Se a este cocktail de incertezas e de desilusões, seja por um sentimento de falta de democraticidade do funcionamento da UE, de aumento das desigualdades no próprio espaço europeu, de conivência com terceiros Estados violadores dos mais elementares direitos humanos, da percepção de que nenhum responsável encara verdadeiras mudanças nem questiona os erros cometidos, juntarmos as informações alarmantes de que caminhamos para um desastre ambiental, sem que haja reacção séria dos governos, e que é muito provável uma nova crise financeira grave, então explica-se que a nível nacional reapareçam os mesmos tiques de fechamento e de desconfiança, tal como exprimidos por novas organizações de cariz xenófobo que recuperam um público desorientado e frustrado. Isto é, uma direita extrema, que desgraçadamente alguns apenas chamam de radical senão mesmo de direita-ultra.
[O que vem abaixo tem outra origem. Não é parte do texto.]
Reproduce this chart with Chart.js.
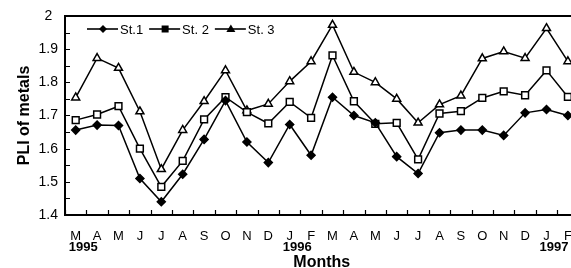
<!DOCTYPE html>
<html lang="en">
<head>
<meta charset="UTF-8">
<title>PLI of metals</title>
<script src="https://cdn.jsdelivr.net/npm/chart.js"></script>
<style>
  html, body { margin: 0; padding: 0; background: #fff; overflow: hidden; }
  #wrap { width: 571px; height: 268px; overflow: hidden; }
</style>
</head>
<body>
<div id="wrap"><canvas id="pli" width="586" height="268"></canvas></div>
<script>
// months from March 1995 to February 1997
const months = ['M','A','M','J','J','A','S','O','N','D','J','F','M','A','M','J','J','A','S','O','N','D','J','F'];
const yearIndex = [0, 10, 22];
const yearLabels = ['1995', '1996', '1997'];

const st1 = [1.656, 1.671, 1.670, 1.510, 1.440, 1.523, 1.628, 1.745, 1.620, 1.558, 1.673, 1.580,
             1.755, 1.700, 1.678, 1.576, 1.525, 1.648, 1.656, 1.656, 1.640, 1.708, 1.718, 1.700];
const st2 = [1.686, 1.703, 1.728, 1.600, 1.485, 1.563, 1.688, 1.755, 1.710, 1.676, 1.741, 1.693,
             1.881, 1.743, 1.675, 1.678, 1.568, 1.706, 1.713, 1.753, 1.773, 1.761, 1.836, 1.756];
const st3 = [1.754, 1.873, 1.843, 1.712, 1.538, 1.656, 1.743, 1.836, 1.715, 1.735, 1.803, 1.863,
             1.973, 1.831, 1.800, 1.750, 1.678, 1.733, 1.760, 1.872, 1.893, 1.873, 1.963, 1.863];

const yMin = 1.4, yMax = 2.0;
const FONT = '"Liberation Sans", Arial, sans-serif';

Chart.defaults.font.family = FONT;
Chart.defaults.color = '#000';

function marker(ctx, style, x, y) {
  ctx.beginPath();
  if (style === 'rectRot') {
    ctx.moveTo(x, y - 4); ctx.lineTo(x + 4, y); ctx.lineTo(x, y + 4); ctx.lineTo(x - 4, y);
  } else if (style === 'rect') {
    ctx.rect(x - 3.5, y - 3.5, 7, 7);
  } else {
    ctx.moveTo(x, y - 4.5); ctx.lineTo(x + 4.5, y + 3); ctx.lineTo(x - 4.5, y + 3);
  }
  ctx.closePath();
  ctx.fill();
}

// frame top line, inward tick marks, year labels, legend inside the plot
const extras = {
  id: 'extras',
  afterDraw(chart) {
    const ctx = chart.ctx;
    const a = chart.chartArea;
    const xs = chart.scales.x, ys = chart.scales.y;
    ctx.save();
    ctx.strokeStyle = '#000';
    ctx.fillStyle = '#000';

    ctx.lineWidth = 2;
    ctx.beginPath();
    ctx.moveTo(a.left, a.top);
    ctx.lineTo(a.right, a.top);
    ctx.stroke();

    ctx.lineWidth = 1.2;
    ctx.beginPath();
    for (let v = yMin; v <= yMax + 1e-6; v += 0.05) {
      const py = Math.round(ys.getPixelForValue(v)) + 0.5;
      ctx.moveTo(a.left, py);
      ctx.lineTo(a.left + 5, py);
    }
    const step = xs.getPixelForValue(1) - xs.getPixelForValue(0);
    for (let i = 0; i <= months.length; i++) {
      const px = Math.round(xs.getPixelForValue(i) - step / 2) + 0.5;
      ctx.moveTo(px, a.bottom);
      ctx.lineTo(px, a.bottom - 5);
    }
    ctx.stroke();

    ctx.font = 'bold 13px ' + FONT;
    ctx.textAlign = 'left';
    ctx.textBaseline = 'middle';
    yearIndex.forEach((idx, k) => {
      ctx.fillText(yearLabels[k], xs.getPixelForValue(idx) - 7, a.bottom + 32);
    });

    ctx.font = '13px ' + FONT;
    ctx.lineWidth = 1.6;
    let lx = a.left + 22;
    const ly = a.top + 13;
    chart.data.datasets.forEach(ds => {
      ctx.beginPath();
      ctx.moveTo(lx, ly);
      ctx.lineTo(lx + 31, ly);
      ctx.stroke();
      marker(ctx, ds.pointStyle, lx + 16, ly);
      ctx.fillText(ds.label, lx + 33, ly + 1);
      lx += 33 + ctx.measureText(ds.label).width + 6;
    });
    ctx.restore();
  }
};

function series(label, data, style, fill, radius) {
  return {
    label: label,
    data: data,
    borderColor: '#000',
    borderWidth: 1.5,
    pointStyle: style,
    pointRadius: radius,
    pointBackgroundColor: fill,
    pointBorderColor: '#000',
    pointBorderWidth: 1.5,
    tension: 0
  };
}

new Chart(document.getElementById('pli'), {
  type: 'line',
  data: {
    labels: months,
    datasets: [
      series('St.1', st1, 'rectRot', '#000', 4),
      series('St. 2', st2, 'rect', '#fff', 4.8),
      series('St. 3', st3, 'triangle', '#fff', 4.6)
    ]
  },
  options: {
    responsive: false,
    animation: false,
    layout: { padding: { top: 16, right: 4, bottom: 0, left: 0 } },
    plugins: { legend: { display: false }, tooltip: { enabled: false } },
    scales: {
      x: {
        offset: true,
        grid: { display: false, drawTicks: false },
        border: { display: true, color: '#000', width: 2 },
        ticks: { font: { size: 13 }, padding: 14, maxRotation: 0, autoSkip: false },
        title: { display: true, text: 'Months', font: { size: 16, weight: 'bold', lineHeight: 1 }, padding: { top: 0, bottom: -3 } },
        afterFit: s => { s.height = 53; }
      },
      y: {
        min: yMin,
        max: yMax,
        grid: { display: false, drawTicks: false },
        border: { display: true, color: '#000', width: 2 },
        ticks: {
          stepSize: 0.1,
          font: { size: 14 },
          padding: 7,
          crossAlign: 'center',
          callback: v => String(+v.toFixed(1))
        },
        title: { display: true, text: 'PLI of metals', font: { size: 16, weight: 'bold', lineHeight: 1.2 }, padding: { top: 15, bottom: 0 } },
        afterFit: s => { s.width = 65; }
      }
    }
  },
  plugins: [extras]
});
</script>
</body>
</html>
Parece-me, aliás, sintomático que a direita espanhola tenha pactado com o Vox para se alcandorar ao governo autonómico da Andaluzia e lhe tenha proposto inclusivamente uma coligação eleitoral nas legislativas de 28 de Abril, sendo que alguns já admitem a integração dos futuros eurodeputados Vox no próprio PPE. Essa rendição de uma direita à sua direita, não só pelo discurso e pela agenda mas mesmo organizativamente, é uma desgraça sem nome e de funestas consequências. Há 17 países da UE com partidos da extrema-direita no respectivo parlamento nacional e, em vários deles, no próprio governo.

Por outras palavras, é falso que a dicotomia esquerda/direita tenha sido superada por uma qualquer harmonia geral ou discurso único, assim como a História, com maiúscula, não se finou.

Se é certo que o eleitor europeu foi afastado do exercício democrático da tomada de decisões e do controlo do funcionamento da UE, é certo também que no dia 26 tem o poder de escolher um programa e os actores da execução desse programa. E a escolha é entre o “mais do mesmo” ou um outro caminho. Pode ser que afinal, e apesar do seu voto, nada venha a mudar no essencial, mas esse voto é uma afirmação e será um sinal. Que seja, pelo menos, o sinal de um princípio. Sim, de uma maneira ou de outra, algo vai começar a 26 de Maio. Em boa verdade já começou.